Initiatives pour réduire la tricherie

Des études réalisées dans le milieu universitaire (p. ex., Fendler, Yates et Godbey, 2018; McCabe, Butterfield et Trevino, 2012) ont mené les décideurs à se doter de cadres officiels pour mettre en oeuvre des démarches pour combattre et réduire la tricherie dans leur institution. Par exemple, plusieurs universités ont des politiques sur la tricherie et le plagiat, des comités qui gèrent les cas des étudiants tricheurs, des activités de promotion de l’intégrité académique, etc. Une démarche qui semble assez prometteuse dans les universités américaines consiste à faire signer aux étudiants un code d’honneur dans lequel ils s’engagent à faire preuve d’intégrité académique dans leur cours et tout au long de leur parcours universitaire.

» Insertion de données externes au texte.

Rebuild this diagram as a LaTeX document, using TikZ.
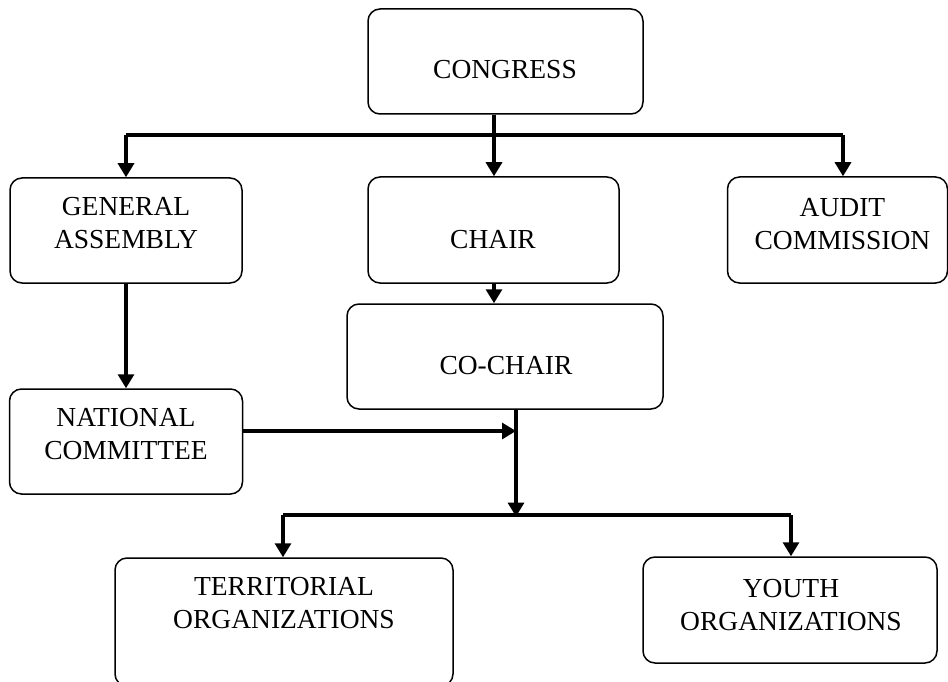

Au Québec, un groupe de chercheurs se sont donné comme objectif de faire le point sur le phénomène de la tricherie aux examens dans les facultés d’éducation de cinq universités québécoises. Le premier volet de la recherche était de mesurer l’étendue du phénomène dans les facultés d’éducation. Les résultats préliminaires indiquent que les étudiants en éducation seraient moins portés à tricher que ce qui est rapporté par la littérature internationale. Le deuxième objectif de l’étude était de situer le phénomène de la tricherie dans le contexte plus large du raisonnement moral qui sous-tend l’agir éthique des futurs enseignants. Les résultats préliminaires de cette deuxième étape de la recherche indiquent que les étudiants adoptent un agir éthique qui est largement tributaire d’une conception légale, plutôt que morale, lors de la prise de décisions.

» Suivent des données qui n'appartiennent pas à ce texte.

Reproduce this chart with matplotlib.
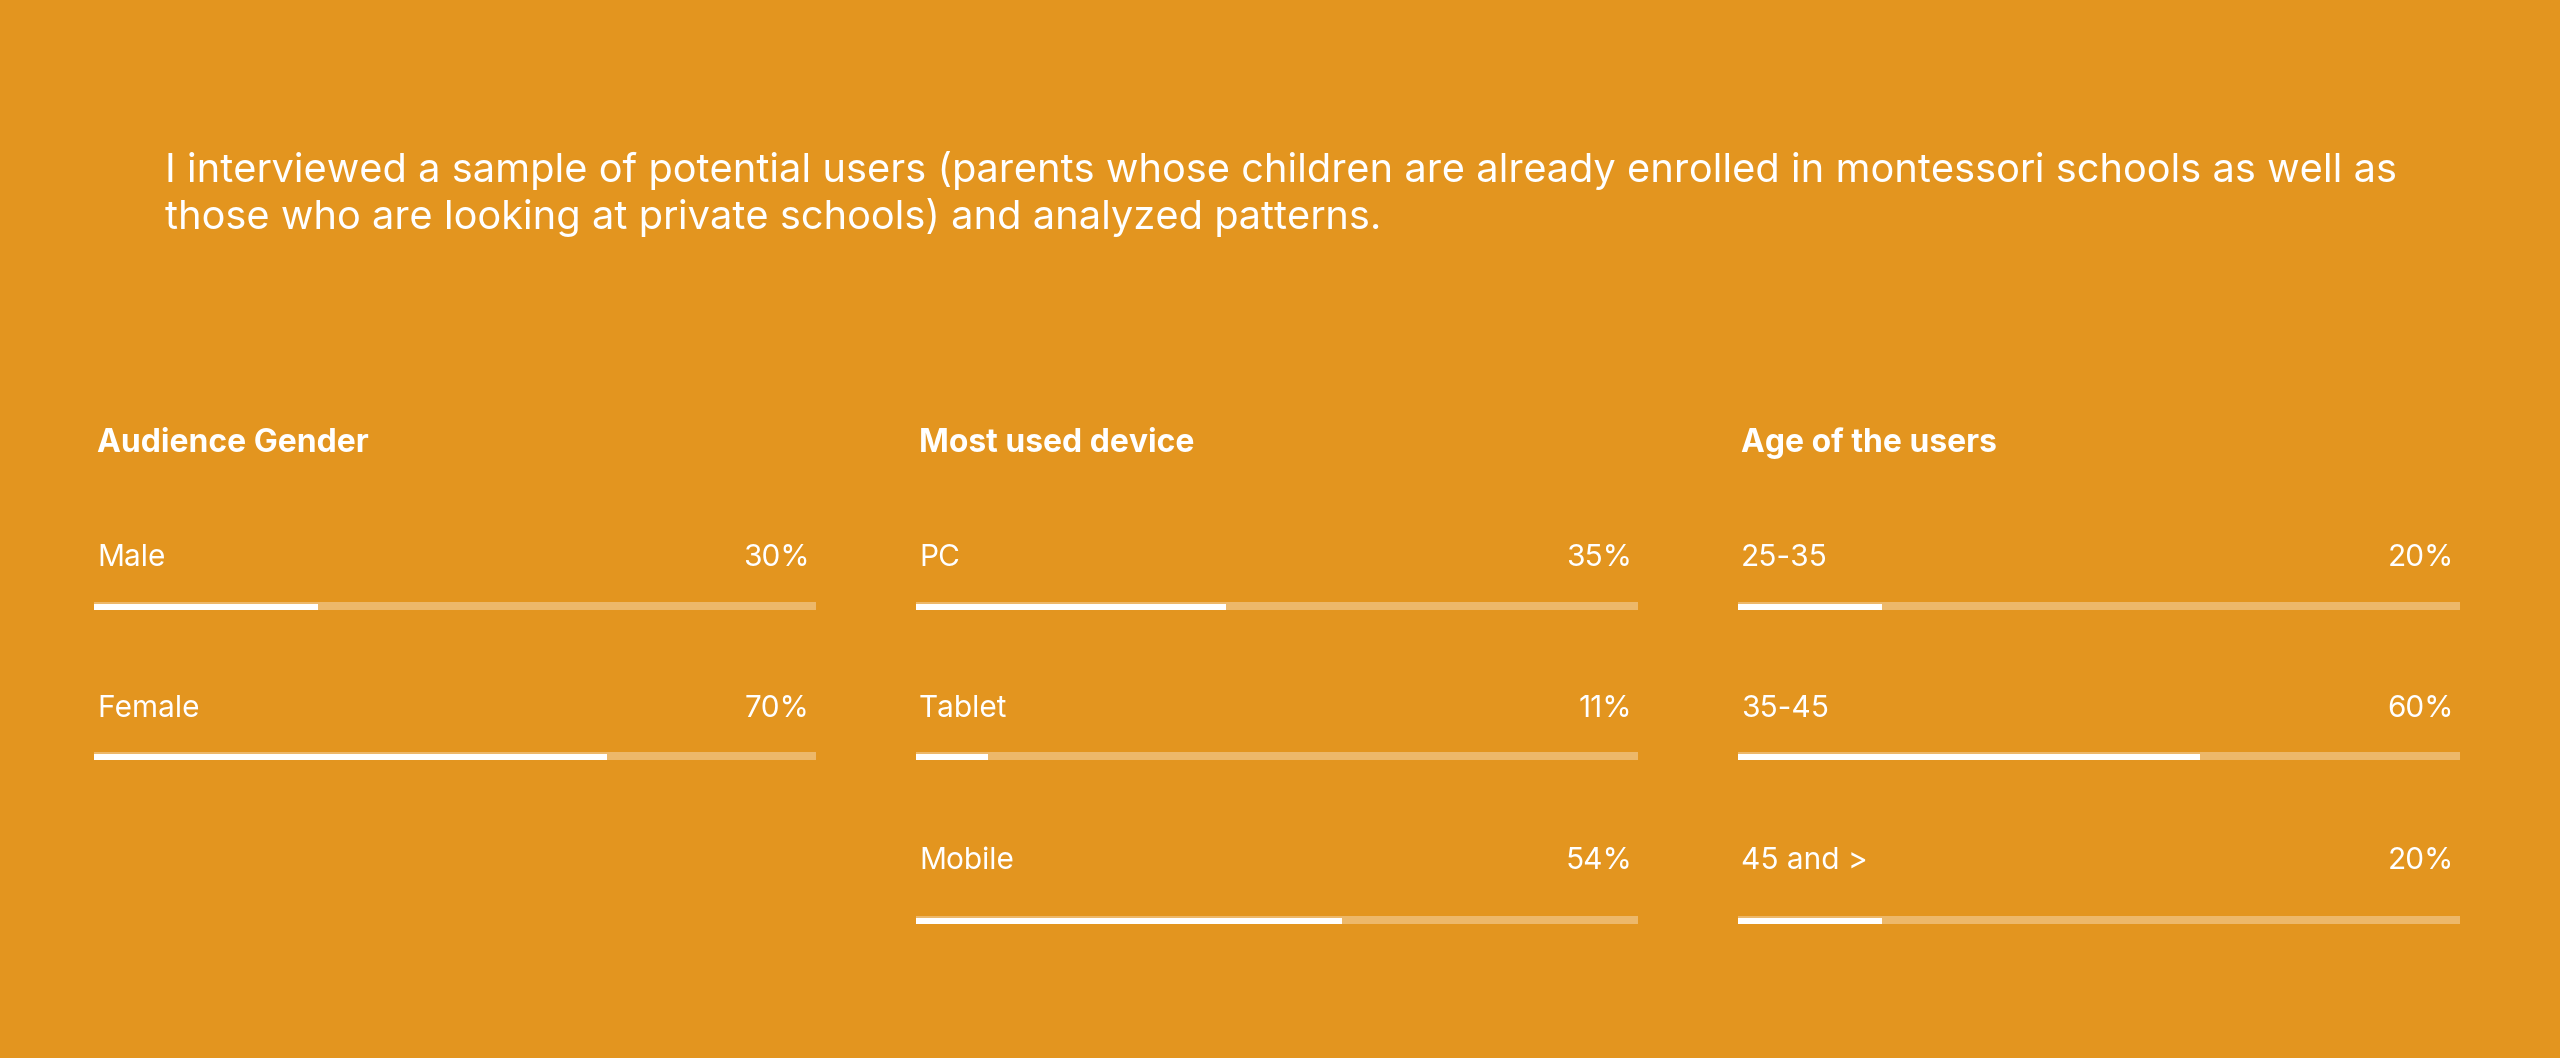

Les recherches sur la tricherie abondent dans la littérature scientifique et permettent de mieux comprendre ce phénomène. Cependant, d’autres questions méritent d’être posées. Par exemple, quel est le bienfondé d’encourager la course à la performance dans nos institutions scolaires? Sans contester l’importance de valoriser l’excellence, on peut se demander si l’excellence passe obligatoirement par l’obtention d’une note élevée. En fait, faire preuve d’excellence dans un domaine d’études, n’est-ce pas plutôt de maitriser le savoir, le savoir-faire et le savoir-être propre à la discipline? Or, est-ce possible de valoriser l’excellence de l’apprentissage sans que cela passe par une valorisation de la note dont la signification n’est pas toujours porteuse de sens? Ces enjeux méritent d’être abordés dans un contexte où ce sont les notes qui servent de barème pour l’obtention d’un diplôme et, par conséquent, d’ouverture aux portes de l’emploi, et non la reconnaissance des compétences de l’étudiant. Il en résulte alors une question fondamentale : quelle confiance peut-on avoir en un diplôme pouvant être obtenu par un étudiant tricheur?